United States, Military Tribunal at Nuremberg, List case (The Hostages Trial), Judgment, 19 February 1948.
In 1987, the Deputy legal adviser of the US Department of State affirmed: “We support the principle that [all persons who are in the power of a party to a conflict and who do not benefit from more favorable treatment under the Conventions] not be subjected to … the taking of hostages”. He added that “the basic core of [the 1977 Additional Protocol II] is, of course, reflected in common Article 3 of the 1949 [Geneva] Conventions and therefore is, and should be, a part of generally accepted customary law. This specifically includes its prohibitions on … hostagetaking.” 

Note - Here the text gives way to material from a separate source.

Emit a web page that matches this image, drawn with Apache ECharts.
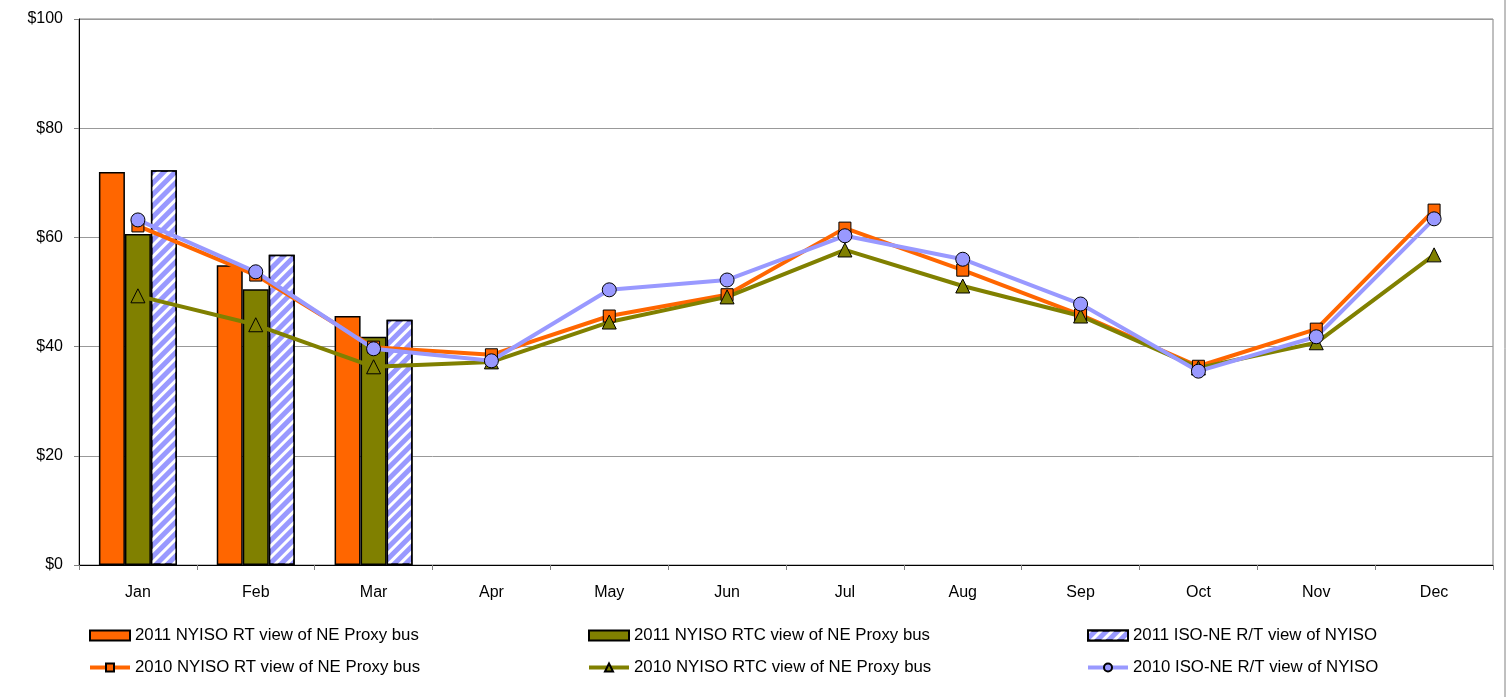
<!DOCTYPE html>
<html>
<head>
<meta charset="utf-8">
<script src="https://cdn.jsdelivr.net/npm/echarts@6/dist/echarts.min.js"></script>
<style>
html,body{margin:0;padding:0;background:#fff;}
#main{width:1512px;height:697px;}
</style>
</head>
<body>
<div id="main"></div>
<script>
// 月份
var months = ['Jan','Feb','Mar','Apr','May','Jun','Jul','Aug','Sep','Oct','Nov','Dec'];
var yTicks = [0, 20, 40, 60, 80, 100];
// 2011 柱状
var rt2011 = [72.0, 54.9, 45.6];
var rtc2011 = [60.6, 50.5, 41.8];
var iso2011 = [72.3, 56.8, 44.9];
// 2010 折线
var rt2010 = [62.1, 53.1, 39.9, 38.5, 45.6, 49.5, 61.7, 54.0, 45.8, 36.4, 43.2, 65.0];
var rtc2010 = [49.3, 44.0, 36.3, 37.2, 44.5, 49.1, 57.7, 51.1, 45.6, 36.1, 40.7, 56.8];
var iso2010 = [63.2, 53.7, 39.6, 37.4, 50.4, 52.2, 60.3, 56.0, 47.8, 35.5, 41.8, 63.4];

var names = [
	'2011 NYISO RT view of NE Proxy bus',
	'2011 NYISO RTC view of NE Proxy bus',
	'2011 ISO-NE R/T view of NYISO',
	'2010 NYISO RT view of NE Proxy bus',
	'2010 NYISO RTC view of NE Proxy bus',
	'2010 ISO-NE R/T view of NYISO'
];
var font = 'Liberation Sans, Arial, sans-serif';

function legendCol(left, items){
	return {
		orient: 'vertical',
		left: left,
		top: 622,
		itemWidth: 40,
		itemHeight: 10,
		itemGap: 15,
		textStyle: {fontFamily: font, fontSize: 16.8, color: '#000'},
		data: items
	};
}
function lineItem(name){
	return {name: name, lineStyle: {width: 4}};
}

var chart = echarts.init(document.getElementById('main'));
var option = {
	animation: false,
	backgroundColor: '#fff',
	grid: {
		left: 79, right: 19, top: 19, bottom: 132,
		show: true, borderColor: '#808080', borderWidth: 1
	},
	legend: [
		legendCol(83, [{name: names[0], icon: 'rect'}, lineItem(names[3])]),
		legendCol(582, [{name: names[1], icon: 'rect'}, lineItem(names[4])]),
		legendCol(1081, [{name: names[2], icon: 'rect'}, lineItem(names[5])])
	],
	graphic: [{
		type: 'line',
		shape: {x1: 1505, y1: 0, x2: 1505, y2: 697},
		style: {stroke: '#808080', lineWidth: 1}
	}],
	xAxis: {
		type: 'category',
		data: months,
		axisLine: {lineStyle: {color: '#000', width: 1}},
		axisTick: {show: true, length: 5, lineStyle: {color: '#808080'}},
		axisLabel: {fontFamily: font, fontSize: 16, color: '#000', margin: 20}
	},
	yAxis: {
		type: 'value',
		min: yTicks[0],
		max: yTicks[yTicks.length - 1],
		interval: 20,
		axisLine: {show: true, lineStyle: {color: '#000', width: 1}},
		axisTick: {show: true, length: 5, lineStyle: {color: '#808080'}},
		axisLabel: {fontFamily: font, fontSize: 16, color: '#000', margin: 16,
			formatter: function(v){ return '$' + v; }},
		splitLine: {lineStyle: {color: '#999', width: 1}}
	},
	series: [
		{
			name: names[0], type: 'bar', data: rt2011,
			barWidth: 26, barGap: '0%',
			itemStyle: {color: '#FF6600', borderColor: '#000', borderWidth: 1.5}
		},
		{
			name: names[1], type: 'bar', data: rtc2011,
			barWidth: 26, barGap: '0%',
			itemStyle: {color: '#808000', borderColor: '#000', borderWidth: 1.5}
		},
		{
			name: names[2], type: 'bar', data: iso2011,
			barWidth: 26, barGap: '0%',
			itemStyle: {
				color: '#9999FF', borderColor: '#000', borderWidth: 1.5,
				decal: {
					symbol: 'rect', color: '#ffffff',
					dashArrayX: [1, 0], dashArrayY: [3, 5],
					rotation: -Math.PI / 4, symbolSize: 1
				}
			}
		},
		{
			name: names[3], type: 'line', data: rt2010,
			symbol: 'rect', symbolSize: 12,
			lineStyle: {color: '#FF6600', width: 4},
			itemStyle: {color: '#FF6600', borderColor: '#000', borderWidth: 1}
		},
		{
			name: names[4], type: 'line', data: rtc2010,
			symbol: 'triangle', symbolSize: 14,
			lineStyle: {color: '#808000', width: 4},
			itemStyle: {color: '#808000', borderColor: '#000', borderWidth: 1}
		},
		{
			name: names[5], type: 'line', data: iso2010,
			symbol: 'circle', symbolSize: 14,
			lineStyle: {color: '#9999FF', width: 4},
			itemStyle: {color: '#9999FF', borderColor: '#000', borderWidth: 1}
		}
	]
};
chart.setOption(option);
</script>
</body>
</html>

United States, Remarks of Michael J. Matheson, Deputy Legal Adviser, US Department of State, The Sixth Annual American Red Cross-Washington College of Law Conference on International Humanitarian Law: A Workshop on Customary International Law and the 1977 Protocols Additional to the 1949 Geneva Conventions, American Journal of International Law and Policy, Vol. 2, 1987, pp. 427 and 430–431.

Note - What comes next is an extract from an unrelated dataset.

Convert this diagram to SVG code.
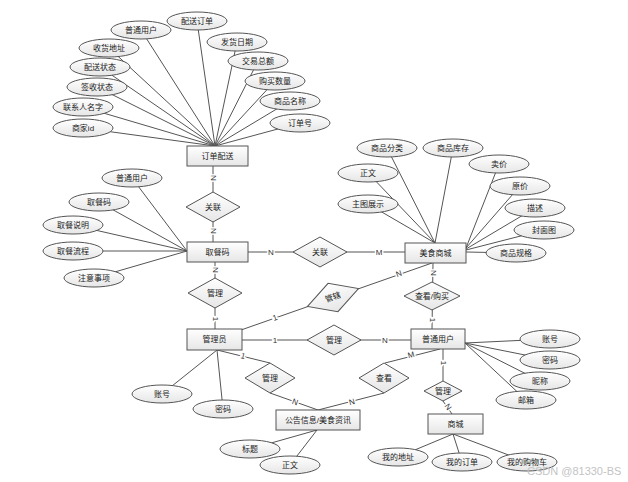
<svg xmlns="http://www.w3.org/2000/svg" width="628" height="482" viewBox="0 0 628 482">
<defs>
<linearGradient id="g" x1="0" y1="0" x2="0" y2="1">
<stop offset="0" stop-color="#ffffff"/>
<stop offset="1" stop-color="#e6e6e6"/>
</linearGradient>
</defs>
<style>
.ln{stroke:#555;stroke-width:1;fill:none}
.sh{fill:url(#g);stroke:#555;stroke-width:1}
text{font-family:"Liberation Sans","Noto Sans CJK SC",sans-serif;font-size:8px;fill:#222;text-anchor:middle;dominant-baseline:central}
.lb{font-size:8px;fill:#333;stroke:#fff;stroke-width:3px;paint-order:stroke}
.wm{font-size:11px;fill:#c4c4c4;text-anchor:start}
</style>
<rect width="628" height="482" fill="#fff"/>
<g id="connectors">
<!-- 订单配送 attributes -->
<path class="ln" d="M141,30L215,146M197,21L215,146M109,48L215,146M100,67L215,146M97,87L215,146M83,107L215,146M83,128L215,146M237,42L215,146M258,61L215,146M275,81L215,146M290,101L215,146M300,123L215,146"/>
<!-- 取餐码 attributes -->
<path class="ln" d="M132,178L187,251M99,202L187,251M73,225L187,251M73,251L187,251M94,278L187,251"/>
<!-- 美食商城 attributes -->
<path class="ln" d="M387,148L435,243M453,148L435,243M368,173L435,243M368,204L435,243M499,164L466,248M520,186L466,248M535,208L466,249M544,230L466,250M516,253L466,252"/>
<!-- 普通用户 attributes -->
<path class="ln" d="M550,339L465,343M550,360L465,343M540,381L465,343M526,400L465,343"/>
<!-- 管理员 attributes -->
<path class="ln" d="M162,394L217,350M223,409L217,350"/>
<!-- 公告 attributes -->
<path class="ln" d="M250,449L317,430M290,465L317,430"/>
<!-- 商城 attributes -->
<path class="ln" d="M398,457L453,434M462,462L453,434M527,462L453,434"/>
<!-- relationships -->
<path class="ln" d="M213,166L213,242"/>
<path class="ln" d="M248,252L405,252"/>
<path class="ln" d="M215,262L215,329"/>
<path class="ln" d="M241,330L432,263"/>
<path class="ln" d="M242,340L411,340"/>
<path class="ln" d="M433,263L432,329"/>
<path class="ln" d="M217,350L270,363M270,393L318,410"/>
<path class="ln" d="M440,349L385,363M384,393L318,410"/>
<path class="ln" d="M443,349L443,381M443,401L452,414"/>
<!-- cardinality labels -->
<text class="lb" transform="translate(213,178) rotate(90)">N</text>
<text class="lb" transform="translate(213,231) rotate(90)">N</text>
<text class="lb" x="271" y="252">N</text>
<text class="lb" x="379" y="252">M</text>
<text class="lb" transform="translate(215,270) rotate(90)">N</text>
<text class="lb" transform="translate(215,319) rotate(90)">1</text>
<text class="lb" transform="translate(275,318) rotate(-19.2)">1</text>
<text class="lb" transform="translate(399,274) rotate(-19.2)">N</text>
<text class="lb" x="275" y="340">1</text>
<text class="lb" x="385" y="340">N</text>
<text class="lb" transform="translate(433,273) rotate(90)">N</text>
<text class="lb" transform="translate(432,320) rotate(90)">1</text>
<text class="lb" transform="translate(243,356) rotate(14)">1</text>
<text class="lb" transform="translate(295,402) rotate(19.5)">N</text>
<text class="lb" transform="translate(411,355) rotate(-14.3)">M</text>
<text class="lb" transform="translate(352,402) rotate(-14.4)">N</text>
<text class="lb" transform="translate(443,363) rotate(90)">1</text>
<text class="lb" transform="translate(448,407) rotate(55)">N</text>
</g>
<!-- entities -->
<g id="e-order"><rect class="sh" x="187" y="146" width="61" height="20"/><text x="217.5" y="156">订单配送</text></g>
<g id="e-code"><rect class="sh" x="187" y="242" width="61" height="20"/><text x="217.5" y="252">取餐码</text></g>
<g id="e-mall"><rect class="sh" x="405" y="243" width="61" height="20"/><text x="435.5" y="253">美食商城</text></g>
<g id="e-admin"><rect class="sh" x="187" y="329" width="55" height="21"/><text x="214.5" y="339.5">管理员</text></g>
<g id="e-user"><rect class="sh" x="411" y="329" width="54" height="20"/><text x="438" y="339">普通用户</text></g>
<g id="e-news"><rect class="sh" x="276" y="410" width="84" height="20"/><text x="318" y="420">公告信息/美食资讯</text></g>
<g id="e-shop"><rect class="sh" x="428" y="414" width="55" height="20"/><text x="455.5" y="424">商城</text></g>
<!-- relationships -->
<g id="r-link1"><polygon class="sh" points="186,207 213,192 240,207 213,222"/><text x="213" y="207">关联</text></g>
<g id="r-link2"><polygon class="sh" points="293,252 320,237 347,252 320,267"/><text x="320" y="252">关联</text></g>
<g id="r-manage1"><polygon class="sh" points="188,293 215,278 242,293 215,308"/><text x="215" y="293">管理</text></g>
<g id="r-govern" transform="translate(333,297.5) rotate(-19.2)"><polygon class="sh" points="-27,0 0,-15 27,0 0,15"/><text x="0" y="0">管辖</text></g>
<g id="r-manage2"><polygon class="sh" points="307,340 334,325 361,340 334,355"/><text x="334" y="340">管理</text></g>
<g id="r-buy"><polygon class="sh" points="404,296 432,282 460,296 432,310"/><text x="432" y="296">查看/购买</text></g>
<g id="r-manage3"><polygon class="sh" points="245,378 270,363 295,378 270,393"/><text x="270" y="378">管理</text></g>
<g id="r-view"><polygon class="sh" points="359,378 384,363 409,378 384,393"/><text x="384" y="378">查看</text></g>
<g id="r-manage4"><polygon class="sh" points="424,391 443,381 462,391 443,401"/><text x="443" y="391">管理</text></g>
<!-- attributes -->
<g id="a-order">
<ellipse class="sh" cx="141" cy="30" rx="30" ry="9"/><text x="141" y="30">普通用户</text>
<ellipse class="sh" cx="197" cy="21" rx="30" ry="9"/><text x="197" y="21">配送订单</text>
<ellipse class="sh" cx="109" cy="48" rx="30" ry="9"/><text x="109" y="48">收货地址</text>
<ellipse class="sh" cx="100" cy="67" rx="30" ry="9"/><text x="100" y="67">配送状态</text>
<ellipse class="sh" cx="97" cy="87" rx="30" ry="9"/><text x="97" y="87">签收状态</text>
<ellipse class="sh" cx="83" cy="107" rx="30" ry="9"/><text x="83" y="107">联系人名字</text>
<ellipse class="sh" cx="83" cy="128" rx="30" ry="9"/><text x="83" y="128">商家id</text>
<ellipse class="sh" cx="237" cy="42" rx="30" ry="9"/><text x="237" y="42">发货日期</text>
<ellipse class="sh" cx="258" cy="61" rx="30" ry="9"/><text x="258" y="61">交易总额</text>
<ellipse class="sh" cx="275" cy="81" rx="30" ry="9"/><text x="275" y="81">购买数量</text>
<ellipse class="sh" cx="290" cy="101" rx="30" ry="9"/><text x="290" y="101">商品名称</text>
<ellipse class="sh" cx="300" cy="123" rx="30" ry="9"/><text x="300" y="123">订单号</text>
</g>
<g id="a-code">
<ellipse class="sh" cx="132" cy="178" rx="30" ry="9"/><text x="132" y="178">普通用户</text>
<ellipse class="sh" cx="99" cy="202" rx="30" ry="9"/><text x="99" y="202">取餐码</text>
<ellipse class="sh" cx="73" cy="225" rx="30" ry="9"/><text x="73" y="225">取餐说明</text>
<ellipse class="sh" cx="73" cy="251" rx="30" ry="9"/><text x="73" y="251">取餐流程</text>
<ellipse class="sh" cx="94" cy="278" rx="30" ry="9"/><text x="94" y="278">注意事项</text>
</g>
<g id="a-mall">
<ellipse class="sh" cx="387" cy="148" rx="30" ry="9"/><text x="387" y="148">商品分类</text>
<ellipse class="sh" cx="453" cy="148" rx="30" ry="9"/><text x="453" y="148">商品库存</text>
<ellipse class="sh" cx="368" cy="173" rx="30" ry="9"/><text x="368" y="173">正文</text>
<ellipse class="sh" cx="368" cy="204" rx="30" ry="9"/><text x="368" y="204">主图展示</text>
<ellipse class="sh" cx="499" cy="164" rx="30" ry="9"/><text x="499" y="164">卖价</text>
<ellipse class="sh" cx="520" cy="186" rx="30" ry="9"/><text x="520" y="186">原价</text>
<ellipse class="sh" cx="535" cy="208" rx="30" ry="9"/><text x="535" y="208">描述</text>
<ellipse class="sh" cx="544" cy="230" rx="30" ry="9"/><text x="544" y="230">封面图</text>
<ellipse class="sh" cx="516" cy="253" rx="30" ry="9"/><text x="516" y="253">商品规格</text>
</g>
<g id="a-user">
<ellipse class="sh" cx="550" cy="339" rx="30" ry="9"/><text x="550" y="339">账号</text>
<ellipse class="sh" cx="550" cy="360" rx="30" ry="9"/><text x="550" y="360">密码</text>
<ellipse class="sh" cx="540" cy="381" rx="30" ry="9"/><text x="540" y="381">昵称</text>
<ellipse class="sh" cx="526" cy="400" rx="30" ry="9"/><text x="526" y="400">邮箱</text>
</g>
<g id="a-admin">
<ellipse class="sh" cx="162" cy="394" rx="30" ry="9"/><text x="162" y="394">账号</text>
<ellipse class="sh" cx="223" cy="409" rx="30" ry="9"/><text x="223" y="409">密码</text>
</g>
<g id="a-news">
<ellipse class="sh" cx="250" cy="449" rx="30" ry="9"/><text x="250" y="449">标题</text>
<ellipse class="sh" cx="290" cy="465" rx="30" ry="9"/><text x="290" y="465">正文</text>
</g>
<g id="a-shop">
<ellipse class="sh" cx="398" cy="457" rx="30" ry="9"/><text x="398" y="457">我的地址</text>
<ellipse class="sh" cx="462" cy="462" rx="30" ry="9"/><text x="462" y="462">我的订单</text>
<ellipse class="sh" cx="527" cy="462" rx="30" ry="9"/><text x="527" y="462">我的购物车</text>
</g>
<text class="wm" x="527" y="471">CSDN @81330-BS</text>
</svg>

In 1991, in a letter to the President of the UN Security Council, the United States protested against “the announcement of the intention of the Government of Iraq to hold prisoners of war as hostages … in flagrant violation of the Third Geneva Convention of 1949”.  
United States, Letter dated 21 January 1991 to the President of the UN Security Council, UN Doc. S/22122, 21 January 1991.
In 1992, in its final report to Congress on the conduct of the Gulf War, the US Department of Defense stated:
Whatever the purpose, whether for intimidation, concessions, reprisal, or to render areas or legitimate military objects immune from military operations, the taking of hostages is unequivocally and expressly prohibited by Article 34 [of the 1949 Geneva Convention IV] …
The taking of hostages … constitute Grave Breaches (that is, major violations of the law of war) under Article 147 [of the 1949 Geneva Convention IV]. 
United States, Department of Defense, Final Report to Congress on the Conduct of the Persian Gulf War, 10 April 1992, Appendix O, The Role of the Law of War, ILM, Vol. 31, 1992, pp. 617–618 and 624.
The report listed Iraqi war crimes, including the taking of hostages. 
United States, Department of Defense, Final Report to Congress on the Conduct of the Persian Gulf War, 10 April 1992, Appendix O, The Role of the Law of War, ILM, Vol. 31, 1992, p. 632.
The report also mentioned some specific Iraqi war crimes:
–the taking of Kuwaiti nationals as hostages … in violation of Articles 34 … and 147 [of the 1949 Geneva Convention IV].
–the taking of third nationals in Kuwait as hostages … in violation of Articles 34 … and 147 [of the 1949 Geneva Convention IV].
–the taking of third nationals in Iraq as hostages … in violation of Articles 34 … and 147 [of the 1949 Geneva Convention IV]. 
United States, Department of Defense, Final Report to Congress on the Conduct of the Persian Gulf War, 10 April 1992, Appendix O, The Role of the Law of War, ILM, Vol. 31, 1992, p. 634.
According to the Report on US Practice, “Articles 4, 5 and 6 [of the 1977 Additional Protocol II] reflect general US policy on treatment of persons in the power of an adverse party in armed conflicts governed by common Article 3” of the 1949 Geneva Conventions. The report also notes: “It is the opinio juris of the US that persons detained in connection with an internal armed conflict are entitled to humane treatment as specified in Articles 4, 5 and 6 [of the 1977 Additional Protocol II].” 
Report on US Practice, 1997, Chapter 5.3.